Over the past half century or so, computer science and mathematical optimization have witnessed the development and maturity of two different paradigms for algorithm design. The first approach, most familiar to computer scientists, is combinatorial in nature. The tools of discrete mathematics are used to understand the structure of the problem, and algorithms effectively exploit this structure to search over a large yet finite set of possible solutions. The second approach, standard in much of the operations research and mathematical optimization communities, primarily employs the tools of continuous mathematics, high dimensional geometry, and convex analysis. Problems are posed as a search over a set of points in high-dimensional Euclidean space, which can be performed efficiently when the search space and objective function are ``convex.'' Whereas many optimization problems are best modeled either as a discrete or convex optimization problem, researchers have increasingly discovered that many problems are best tackled by a combination of combinatorial and continuous techniques. The ability to seamlessly transition between the two views has become an important skill to every researcher working in algorithm design and analysis. This course intends to instill this skill by presenting a unified treatment of both approaches, focusing on algorithm design tasks that employ techniques from both. The intended audience for this course are PhD students, Masters students, and advanced undergraduates interested in research questions in algorithm design, mathematical optimization, or related disciplines.


Requirements and Grading

Homework assignments will count for 75% of the grade. There will be 4-6 assignments, which will be proof-based, and are intended to be very challenging. Collaboration and discussion among students is allowed, even encouraged, though students must write up their solutions independently. The remaining 25% of the grade will be allocated to a final project. Students will have to choose a related research topic, read several papers in that area, and write a survey of the area.

Late Homework Policy: Students will be allowed 5 late days for homework, to be used in integer amounts and distributed as the student sees fit. No additional late days are allowed.
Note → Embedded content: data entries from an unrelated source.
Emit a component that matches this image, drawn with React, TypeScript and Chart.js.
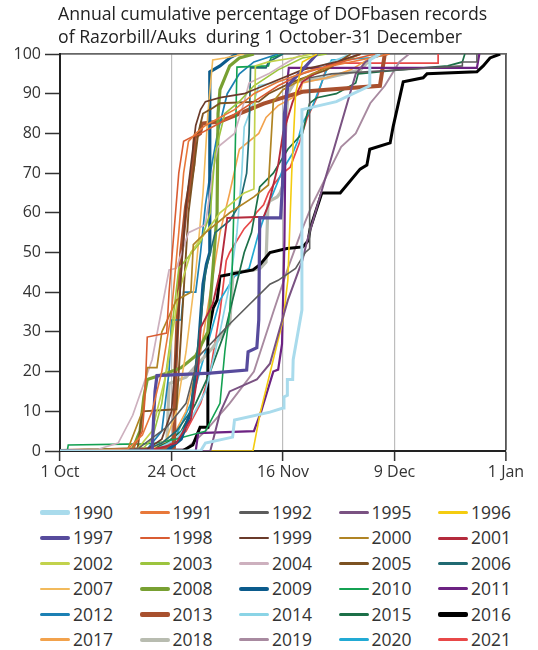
import React, { useEffect, useRef } from 'react';
import { Chart, registerables } from 'chart.js';
Chart.register(...registerables);

type P = [number, number][];

// x = days after 1 October, y = cumulative percentage
const s1990: P = [[0,0],[29,0],[30,2],[35.6,3.5],[36,7.8],[43.3,9.8],[46,10.8],[46.2,13.6],[46.9,14],[46.9,18],[48,18],[48.1,23],[49.9,35.5],[49.9,86],[57,88],[63.9,92],[63.9,98.5],[66,100]];
const s1991: P = [[0,0],[14,0.5],[17,4],[19,10],[21,20],[23,35],[24.5,55],[25.5,70],[26.5,78],[28,80],[30,82],[33,84],[36,86],[40,90],[45,93],[52,96],[60,98],[68,100]];
const s1992: P = [[0,0],[16,0.5],[22,6],[26,12],[28.5,23.7],[35,32],[43.3,42],[45,43],[48.6,46],[50.6,50],[51.5,51],[51.5,94],[56,95],[70,96],[83,97],[83,98],[86,98],[86,100]];
const s1995: P = [[0,0],[31,0],[33,9.6],[35,15],[40.6,18],[43.3,22],[47,38],[50,48],[51,53],[61,95],[63,98],[66,100]];
const s1996: P = [[0,0],[39.8,0],[41.3,9.6],[46,33],[47,43],[47.8,70],[48.6,90],[50,98],[53,100]];
const s1997: P = [[0,0],[19,0],[19.3,8],[19.6,15],[20,19],[31,19.6],[38.5,20.4],[38.8,25],[40.6,26],[41,33],[41.2,58.7],[45.5,58.7],[45.9,67],[46.3,85],[47,92],[50,96],[53,100]];
const s1998: P = [[0,0],[15,0.5],[17,5],[17.5,13],[18,28.7],[22,29.7],[22.5,40],[23.5,55],[24.5,70],[25.5,78],[27,79],[29,80],[32,82],[35,84],[40,88],[45,92],[50,95],[58,98],[65,100]];
const s1999: P = [[0,0],[18,0.5],[21,3],[23,10],[24,25],[25,45],[26,62],[27,72],[28,82],[29,86],[30,88],[33,89],[38,90],[44,93],[50,96],[57,98],[62,100]];
const s2000: P = [[0,0],[14,0.5],[17,10],[18,21],[20,21],[21,30],[24,38],[27,40],[27.5,52],[30,55],[35,60],[40,64],[43,67],[44,88],[46,91],[52,95],[58,98],[62,100]];
const s2001: P = [[0,0],[20,0.5],[24,2],[27,8],[28.5,20],[29,31],[31.5,37],[33,45],[34.5,58.7],[42,59],[43,62],[44,67],[45,72],[46,80],[48,88],[50,93],[55,97],[62,100]];
const s2002: P = [[0,0],[16,0.5],[19,5],[22,20],[24.5,40],[27,50],[30,55],[33,60],[36,63],[38,65],[40,66],[40.3,97],[43,98],[48,99],[52,100]];
const s2003: P = [[0,0],[17,0.5],[19,3],[21,12],[23,30],[24.5,46],[29,52.6],[31,60],[32,75],[34,85],[37,88],[40,92],[45,96],[50,99],[55,100]];
const s2004: P = [[0,0],[8,0.5],[12,2],[15,9],[19,23],[22.5,45.6],[24,46],[26.5,55],[30,57],[31.5,70],[32.5,76.5],[36,80],[38,88],[39,92.7],[43,95],[47,98],[50,100]];
const s2005: P = [[0,0],[16,0.5],[17,10],[24,10.5],[24.5,20],[25.5,40],[26.5,60],[27.5,70],[28.5,80],[29.5,85],[31.5,86.4],[33,87.6],[41,88],[43,90],[48,93],[55,96],[60,100]];
const s2006: P = [[0,0],[18,0.5],[21,2],[24,5],[27,10],[28,22],[29,32],[30,45],[32,55],[35,58],[37,62],[38.5,70],[39,80],[39.3,96.5],[42.5,96.5],[43,98],[46,100]];
const s2007: P = [[0,0],[19,0.5],[22,3],[24,10],[26,25],[28,45],[29.5,65],[30.5,85],[31.5,98.5],[34,99],[38,100]];
const s2008: P = [[0,0],[15,0.5],[16.5,5],[17.3,13.6],[18,18],[22,19.6],[25,21],[28,24],[30.5,30],[31.5,45],[32.4,60],[32.6,85],[33,91],[35,97],[37,99],[40,100]];
const s2009: P = [[0,0],[22,0],[25,3],[27,10],[28.5,25],[29.5,42],[30.2,47],[30.9,50],[30.9,95.5],[33,97],[35,99],[36.5,100]];
const s2010: P = [[0,0],[1.5,0],[1.7,1.5],[17,1.8],[20,2],[24,3],[30,5],[33,12],[34,25],[35,35],[35.5,45],[36,67],[36.5,96.7],[43,97],[43.5,99],[46,100]];
const s2011: P = [[0,0],[28,0],[28.5,4.5],[40,5],[41.5,10],[43,16],[44,20],[45,20.5],[45.8,27],[46.3,53],[46.6,90],[47.2,96.5],[86,96.5],[86.5,100]];
const s2012: P = [[0,0],[18,0.5],[21,5],[22.5,20],[23,33],[25,33],[25.5,40],[28,40],[29,50],[30,62],[31,70],[32.5,80],[34.5,90],[37,95],[40,98],[45,100]];
const s2013: P = [[0,0],[20,0.5],[23.5,1],[23.8,20],[24.3,35],[25,50],[26,61.5],[26.8,67],[27.5,72],[27.8,79],[28.9,80],[29.3,82.5],[33,83],[36,84.5],[39,86],[42,87.5],[46,89],[50,90.5],[55,91],[66,92],[67,100]];
const s2014: P = [[0,0],[20,0.5],[24,3],[27,8],[30,15],[33,30],[35,42],[36.5,55],[37.5,70],[38,81.6],[40,88],[41,92],[45,93],[50,95],[56,98],[60,100]];
const s2015: P = [[0,0],[19,0.5],[22,2],[25,5],[28,12],[31,20],[34,30],[36,40],[38,50],[39.5,55],[41.2,66.5],[44,70],[47,76],[50,80],[51.5,87.6],[53,89],[57,90],[61,92.7],[61.5,95],[70,96],[80,97],[83,98],[83.5,100]];
const s2016: P = [[0,0],[25.2,0],[27.4,1.5],[28.9,6],[30.5,6],[30.5,29],[31.6,36],[32.4,38],[33,44],[39.8,45.6],[41.3,47],[43.3,50],[46.8,51],[50.1,51.4],[51.2,53],[51.6,56],[54,65],[57.8,65],[61.9,71],[63.3,72],[63.9,76],[68.1,77.6],[68.7,81.6],[70.8,93],[74.9,94],[75.7,95],[86,95.5],[87.3,97],[88.7,99],[90.8,100]];
const s2017: P = [[0,0],[19,0.5],[23,3],[26,10],[29,25],[31,40],[33,55],[35,65],[37,76],[41,80],[42.5,84],[45,87],[49.5,90],[50,92.7],[55,94],[60,96],[64,99],[68,100]];
const s2018: P = [[0,0],[22,0.5],[22.5,17],[26,18.6],[28.5,22],[31.5,26],[35,32],[35.7,45],[40,45.6],[41.3,46],[42.5,47.6],[42.9,62],[43.3,63],[44.8,64],[45.4,65],[46,67],[46.5,80],[47,90],[48.5,93],[55,94],[62,96],[65,100]];
const s2019: P = [[0,0],[26,0.5],[30,5],[35,12],[40,20],[44,35],[47,46],[50,56],[52,62],[58,76.6],[61,80],[64,87.6],[67,92],[70,98],[72,100]];
const s2020: P = [[0,0],[20,0.5],[24,4],[27,12],[30,25],[33,38],[36,44],[39,46],[41,55],[43,62],[45,68],[46,71],[48,75],[49,78],[50,82.6],[52,86.6],[55,96],[56,98.5],[64,99],[68,100]];
const s2021: P = [[0,0],[20,0.5],[23,2],[26,5],[29,12],[31,20],[33,35],[34.3,48],[35,50],[36,52],[37,54],[38,56],[39.5,58],[40.5,60],[42,62],[43,65],[44,67],[46,70],[47.5,71.5],[49.5,78],[51,84],[53,89],[55,96.7],[56,97.7],[78,97.7],[78,100]];

const years = ['1990','1991','1992','1995','1996','1997','1998','1999','2000','2001','2002','2003','2004','2005','2006','2007','2008','2009','2010','2011','2012','2013','2014','2015','2016','2017','2018','2019','2020','2021'];
const seriesData: P[] = [s1990,s1991,s1992,s1995,s1996,s1997,s1998,s1999,s2000,s2001,s2002,s2003,s2004,s2005,s2006,s2007,s2008,s2009,s2010,s2011,s2012,s2013,s2014,s2015,s2016,s2017,s2018,s2019,s2020,s2021];
const colors = ['#a9dbec','#e8783a','#5c5c5c','#7a5282','#f4cc10','#574b9c','#d95c32','#6a3a2a','#b08424','#b42a3c','#c2d24c','#9cc43e','#cdb0be','#7c5222','#206a72','#f2ba5c','#78a032','#0b5b8c','#14a152','#6c2282','#1c80b4','#a8502e','#8ad4e6','#1c7048','#000000','#f2a24c','#b8bcb0','#a88aa0','#22aad4','#e84848'];
const lineWidths = [3,1.6,1.6,2,1.6,3.2,1.6,1.7,1.7,1.9,1.7,1.6,1.7,1.9,1.7,1.6,3.2,3.2,1.6,2.2,1.7,4,1.7,1.7,3,1.6,3.2,1.9,1.7,1.7];
const legendWidths = [4.5,2.6,2.6,3,2.6,4.5,2.6,2.6,2.6,3,2.6,2.6,2.6,3,2.6,2.6,4.5,4.5,2.6,3,2.6,4.5,2.6,2.6,4.5,2.6,4,3,2.6,2.6];

const xTickValues = [0, 23, 46, 69, 92];
const xTickLabels = ['1 Oct', '24 Oct', '16 Nov', '9 Dec', '1 Jan'];
const titleLines = ['Annual cumulative percentage of DOFbasen records', 'of Razorbill/Auks  during 1 October-31 December'];

const FONT = '"Open Sans", "Noto Sans", sans-serif';

const titlePlugin = {
  id: 'leftTitle',
  afterDraw(chart: any) {
    const { ctx, chartArea } = chart;
    ctx.save();
    ctx.font = `17.7px ${FONT}`;
    ctx.fillStyle = '#222';
    ctx.textBaseline = 'alphabetic';
    ctx.textAlign = 'left';
    ctx.fillText(titleLines[0], chartArea.left - 2, 20);
    ctx.fillText(titleLines[1], chartArea.left - 2, 43);
    ctx.restore();
  },
};

export default function App() {
  const ref = useRef<HTMLCanvasElement | null>(null);
  useEffect(() => {
    document.body.style.margin = '0';
    if (!ref.current) return;
    const chart = new Chart(ref.current, {
      type: 'line',
      data: {
        datasets: years.map((y, i) => ({
          label: y,
          data: seriesData[i].map(([x, v]) => ({ x, y: v })),
          borderColor: colors[i],
          backgroundColor: colors[i],
          borderWidth: lineWidths[i],
          pointRadius: 0,
          tension: 0,
          fill: false,
        })),
      },
      options: {
        animation: false,
        responsive: false,
        devicePixelRatio: 1,
        layout: { padding: { left: 0, right: 32, top: 54, bottom: 4 } },
        plugins: { legend: { display: false }, tooltip: { enabled: false }, title: { display: false } },
        scales: {
          x: {
            type: 'linear',
            min: 0,
            max: 92,
            afterFit: (s: any) => { s.height = 35; },
            ticks: {
              stepSize: 23,
              autoSkip: false,
              maxRotation: 0,
              padding: 2,
              color: '#333',
              font: { family: FONT, size: 16 },
              callback: (v: any) => { const k = xTickValues.indexOf(Number(v)); return k >= 0 ? xTickLabels[k] : ''; },
            },
            grid: {
              color: (c: any) => (c.tick && c.tick.value === 92 ? '#555' : c.tick && c.tick.value === 0 ? 'rgba(0,0,0,0)' : '#bdbdbd'),
              lineWidth: (c: any) => (c.tick && c.tick.value === 92 ? 1.8 : 1.2),
              tickLength: 10,
              tickColor: '#333',
              tickWidth: 1.5,
            },
            border: { display: true, color: '#222', width: 2 },
          },
          xTop: {
            type: 'linear',
            position: 'top',
            min: 0,
            max: 92,
            afterFit: (s: any) => { s.height = 0; },
            ticks: { display: false },
            grid: { display: false },
            border: { display: true, color: '#666', width: 1.8 },
          },
          y: {
            min: 0,
            max: 100,
            afterFit: (s: any) => { s.width = 60; },
            ticks: { stepSize: 10, padding: 4, color: '#333', font: { family: FONT, size: 16 } },
            grid: { drawOnChartArea: false, tickLength: 15, tickColor: '#333', tickWidth: 1.5 },
            border: { display: true, color: '#222', width: 2 },
          },
        },
      },
      plugins: [titlePlugin],
    } as any);
    return () => chart.destroy();
  }, []);

  return (
    <div style={{ width: 538, fontFamily: FONT }}>
      <canvas ref={ref} width={538} height={490} style={{ display: 'block', width: 538, height: 490 }} />
      <div style={{ display: 'grid', gridTemplateColumns: 'repeat(5, 99.5px)', paddingLeft: 40, paddingTop: 10 }}>
        {years.map((y, i) => (
          <div key={y} style={{ display: 'flex', alignItems: 'center', height: 25.4 }}>
            <span style={{ display: 'inline-block', width: 30, height: legendWidths[i], background: colors[i], borderRadius: 2 }} />
            <span style={{ marginLeft: 3, fontSize: 17.5, color: '#333', lineHeight: 1 }}>{y}</span>
          </div>
        ))}
      </div>
    </div>
  );
}
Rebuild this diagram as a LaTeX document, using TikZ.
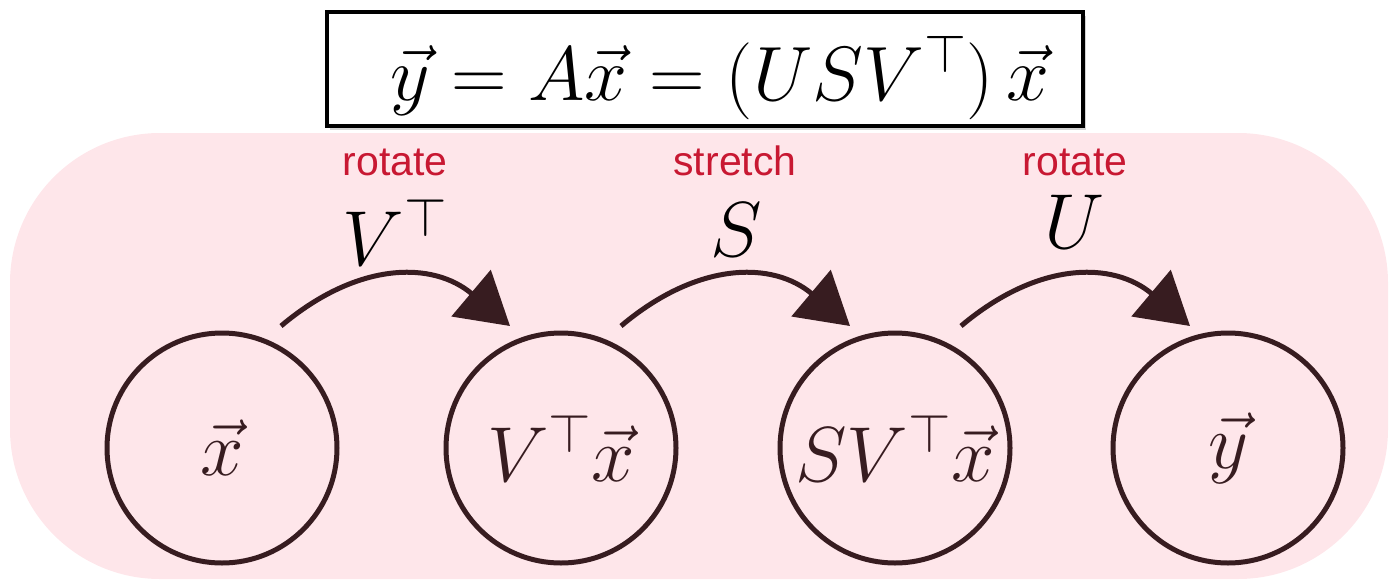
\RequirePackage{fix-cm}
\documentclass[tikz,border=0pt]{standalone}
\usepackage{fontspec}
\newfontfamily\labelfont{Liberation Sans}
\usetikzlibrary{arrows.meta,shadows}
\definecolor{svdpink}{RGB}{254,230,234}
\definecolor{svddark}{RGB}{55,28,32}
\definecolor{svdred}{RGB}{200,24,50}
\newcommand{\mathsize}{\fontsize{78}{90}\selectfont}
\newcommand{\redsize}{\labelfont\fontsize{41}{48}\selectfont}

\begin{document}
\begin{tikzpicture}[x=1pt,y=-1pt,line width=5pt,>={Triangle[length=51pt,width=60pt]},
  vecnode/.style={circle,draw=svddark,minimum size=230pt,inner sep=0pt,font=\mathsize,text=svddark},
  oplabel/.style={anchor=base,font=\mathsize,text=black},
  actlabel/.style={anchor=base,font=\redsize,text=svdred}]
  \useasboundingbox (0,0) rectangle (1392,579);
  \fill[svdpink,rounded corners=150pt] (10,133) rectangle (1388,579);
  % equation box
  \node[draw=black,line width=3.5pt,fill=white,minimum width=756pt,minimum height=114pt,
        drop shadow={shadow xshift=3pt,shadow yshift=-4pt,opacity=.35}] (eqbox) at (705,69) {};
  \node[anchor=base,font=\fontsize{77}{92}\selectfont] (eq) at (720,100) {$\vec{y} = A\vec{x} = (USV^\top)\,\vec{x}$};
  % vectors
  \node[vecnode] (x) at (222,448) {$\vec{x}$};
  \node[vecnode] (vx) at (561,448) {$V^\top\vec{x}$};
  \node[vecnode] (svx) at (895,448) {$SV^\top\vec{x}$};
  \node[vecnode] (y) at (1228,448) {$\vec{y}$};
  % maps
  \coordinate (s1) at (281,326);
  \coordinate (e1) at (510,326);
  \coordinate (s2) at (621,326);
  \coordinate (e2) at (850,326);
  \coordinate (s3) at (961,326);
  \coordinate (e3) at (1190,326);
  \draw[svddark,->] (s1) .. controls +(77,-65) and +(-77,-65) .. (e1);
  \draw[svddark,->] (s2) .. controls +(77,-65) and +(-77,-65) .. (e2);
  \draw[svddark,->] (s3) .. controls +(77,-65) and +(-77,-65) .. (e3);
  \node[actlabel] (rot1) at (395,175) {rotate};
  \node[oplabel] (vt) at (395,265) {$V^\top$};
  \node[actlabel] (str) at (735,175) {stretch};
  \node[oplabel] (s) at (736,256) {$S$};
  \node[actlabel] (rot2) at (1075,175) {rotate};
  \node[oplabel] (u) at (1074,248) {$U$};
\end{tikzpicture}
\end{document}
We will refer to two main texts: Convex Optimization by Boyd and Vandenberghe, available free online, and Combinatorial Optimization, Fifth edition by Korte and Vygen, available online through USC libraries. Additional references include Combinatorial Optimization by Schrijver, Linear and Nonlinear Programming by Luenberger and Ye, Fourth edition, available online through usc libraries, as well as research papers and lecture notes from related courses elsewhere which will be linked on the course website.